Online Originals: 54 Lenoir County teachers receive grants for classroom projects

Online Originals

LENOIR COUNTY (WNCT) The Lenoir County Public Schools (LCPS) ‘Prize Patrol’ was on the move today delivering mini grants to teachers around the county.

Today and tomorrow, the prize patrol will deliver grants to 54 deserving teachers across 16 schools.

These teachers were chosen out of 200 applicants by a selection committee.

“It’s a great opportunity to reinforce the learning that’s happening in our classrooms and reinforcing the extra effort of our teachers,” said LCPS Superintendent, Brent Williams.

The prize patrol is comprised of members of the Lenoir County Education Foundation board of directors and staff from the Kinston-Lenoir County Chamber of commerce, which is the foundations parent organizations.

The money comes from annual fundraisers held by the Education Foundation, primarily a fall golf tournament and the adult spelling bee.

100% of the money raised goes directly to these grants.

This year the chamber is giving away the largest sum yet of almost $21,000.

When the teachers applied, they had to describe what they would do with the money.

Some had ideas for classroom equipment and others for special projects.

“So many exciting things from greenhouse projects to coding connected things to really exciting things that go over and above regular learning,” said Williams.

Now that the mini grants are being delivered, these teachers can get started on their special projects.

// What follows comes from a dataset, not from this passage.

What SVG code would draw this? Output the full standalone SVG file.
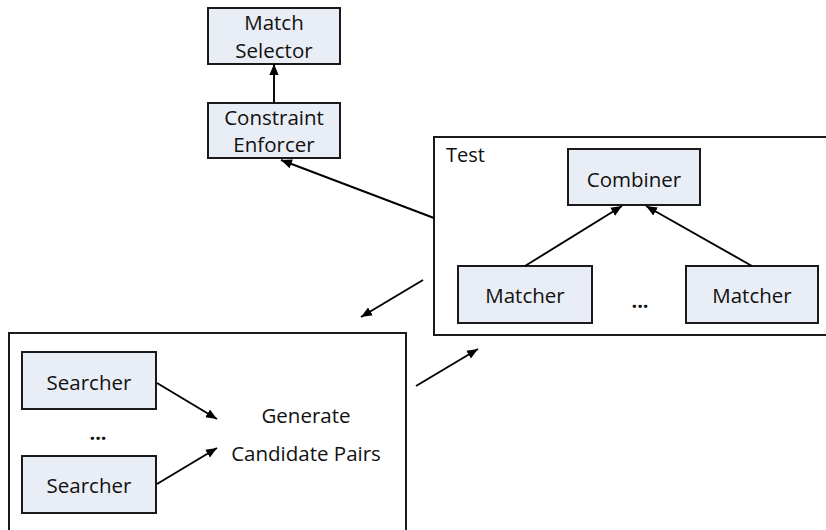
<svg xmlns="http://www.w3.org/2000/svg" width="826" height="530" viewBox="0 0 826 530">
  <defs>
    <marker id="arrow" viewBox="0 0 10 10" refX="10" refY="5" markerWidth="11" markerHeight="11" markerUnits="userSpaceOnUse" orient="auto">
      <path d="M0,0.8 L10,5 L0,9.2 Z" fill="#000"/>
    </marker>
    <style>
      .box { fill: #e9edf5; stroke: #1a1a1a; stroke-width: 2; }
      .frame { fill: #ffffff; stroke: #1a1a1a; stroke-width: 2; }
      .lbl { font-family: "Open Sans", "Liberation Sans", sans-serif; font-size: 20.5px; fill: #111; text-anchor: middle; }
      .cap { font-family: "Open Sans", "Liberation Sans", sans-serif; font-size: 20px; fill: #111; }
      .dots { font-family: "Open Sans", "Liberation Sans", sans-serif; font-size: 20px; font-weight: bold; fill: #111; text-anchor: middle; }
      .edge { stroke: #000; stroke-width: 1.9; fill: none; marker-end: url(#arrow); }
    </style>
  </defs>

  <!-- container: Test -->
  <g id="test">
    <rect class="frame" x="434" y="137" width="400" height="198"/>
    <text class="cap" x="446" y="162">Test</text>
  </g>

  <!-- container: candidate generation -->
  <g id="generate">
    <rect class="frame" x="9" y="333" width="397" height="210"/>
    <text class="lbl" x="306" y="423">Generate</text>
    <text class="lbl" x="306" y="461">Candidate Pairs</text>
    <text class="dots" x="98" y="440">...</text>
  </g>

  <g id="match-selector">
    <rect class="box" x="208" y="8" width="132" height="56"/>
    <text class="lbl" x="274" y="30">Match</text>
    <text class="lbl" x="274" y="58">Selector</text>
  </g>

  <g id="constraint-enforcer">
    <rect class="box" x="208" y="103" width="132" height="55"/>
    <text class="lbl" x="274" y="125">Constraint</text>
    <text class="lbl" x="274" y="152">Enforcer</text>
  </g>

  <g id="combiner">
    <rect class="box" x="568" y="149" width="132" height="56"/>
    <text class="lbl" x="634" y="187">Combiner</text>
  </g>

  <g id="matcher-1">
    <rect class="box" x="458" y="266" width="134" height="57"/>
    <text class="lbl" x="525" y="303">Matcher</text>
  </g>

  <g id="matcher-n">
    <rect class="box" x="686" y="266" width="132" height="57"/>
    <text class="lbl" x="752" y="303">Matcher</text>
  </g>

  <text class="dots" x="640" y="308">...</text>

  <g id="searcher-1">
    <rect class="box" x="22" y="352" width="134" height="57"/>
    <text class="lbl" x="89" y="390">Searcher</text>
  </g>

  <g id="searcher-n">
    <rect class="box" x="22" y="456" width="134" height="57"/>
    <text class="lbl" x="89" y="493">Searcher</text>
  </g>

  <g id="connectors">
    <line class="edge" x1="274" y1="103" x2="274" y2="64"/>
    <line class="edge" x1="434" y1="218" x2="281" y2="160"/>
    <line class="edge" x1="525" y1="266" x2="622" y2="206"/>
    <line class="edge" x1="752" y1="266" x2="646" y2="206"/>
    <line class="edge" x1="423" y1="280" x2="361" y2="317"/>
    <line class="edge" x1="157" y1="383" x2="217" y2="419"/>
    <line class="edge" x1="157" y1="484" x2="217" y2="448"/>
    <line class="edge" x1="416" y1="386" x2="478" y2="349"/>
  </g>
</svg>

Jennifer Grubbs, a teacher at Pink Hill Elementary School, says she is using the grant to replace some catfish that were lost during a hurricane a few years ago.

“This is showing an aquaponics system and how the catfish feed the plants and then the plants clean the water for the fish,” said Grubbs. “So, it’s just showing them the symbiotic relationship that exists in nature.”

Grubbs says the grant really helps because teachers funding their own classrooms is hard.

“You get a little bit of money from the PTA but that’s pretty much it. Anything extra you want in your classroom you pretty much have to pay for yourself,” said Grubbs. “So things like these grants are very beneficial, very helpful.”

Laura Jackson is the visual arts teacher at South Lenoir High School is another recipient of the mini grants.

She will be using the money to work with her students to beautify a particular part of the campus.

“We’re going to take the concrete tables that are outside that are mildewed and ugly and we are going to mosaic the top of them and if we can, even on the bench seats, so we can make a beautiful addition and a place the kids can enjoy sitting at,” said Jackson.

The other several dozen teachers who received the mini grants all have ideas of their own on what to do with the money.

The remaining teachers will receive their grants from the prize patrol on Friday.